Best of Heilemann. Und Witzigmanns Begeisterung für die Arbeit des Kochs aus der Schweiz ist verständlich. Heilemann serviert in Salzburg ein Best of seiner Gerichte, die oft unspektakulär erscheinen und gerne mit dem Löffel gegessen werden dürfen, aber in der höchsten Hubraumklasse des Geschmacks stattfinden. Etwa der kurz gebratenen Carabinero mit sauer-scharfer Tom-Yam-Sauce, Pak-Choi-Püree sowie etwas Erdnuss und mit einer perfekten Aromenbalance. Oder der gebeizte, konfierte und schliesslich scharf angebratene Atlantik-Steinbutt mit Artischocken, Kapern und Salzzitronen – klassische Küche, aber intelligent und präzise modernisiert.
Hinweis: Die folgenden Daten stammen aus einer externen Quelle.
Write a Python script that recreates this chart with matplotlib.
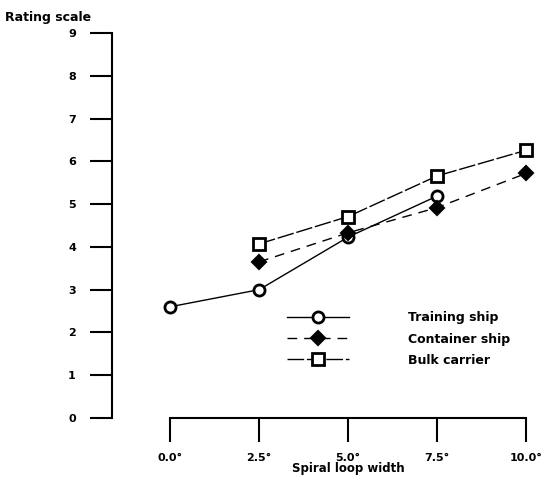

Streetfood auf Top-Niveau. Der Höhepunkt dieses Reigens an Wohlfühl-Tellern ist der für 36 Stunden Stunden in einem komplexen Asia-Sud bei 68 Grad sous-vide gegarte Schweinebauch von Luma. Dazu kommt Broccoli, Yuzu und Wintertrüffel aus Australien. Die Zutaten- und Rezeptliste, die Stefan Heilemann und Martin Klein dafür ausgetauscht haben, ist zwei A4-Seiten lang. Am Ende bekommt man trotz des enormen Aufwands aber eine völlig unprätentiös angerichtete Schale serviert, die eher nach Street-Food-Lokal als nach Spitzenküche aussieht. Aber der Geschmack – und natürlich die Güte der Zutaten – machen daraus einen Heilemann-Klassiker, der ein grosses Publikum wie in Salzburg verdient hat.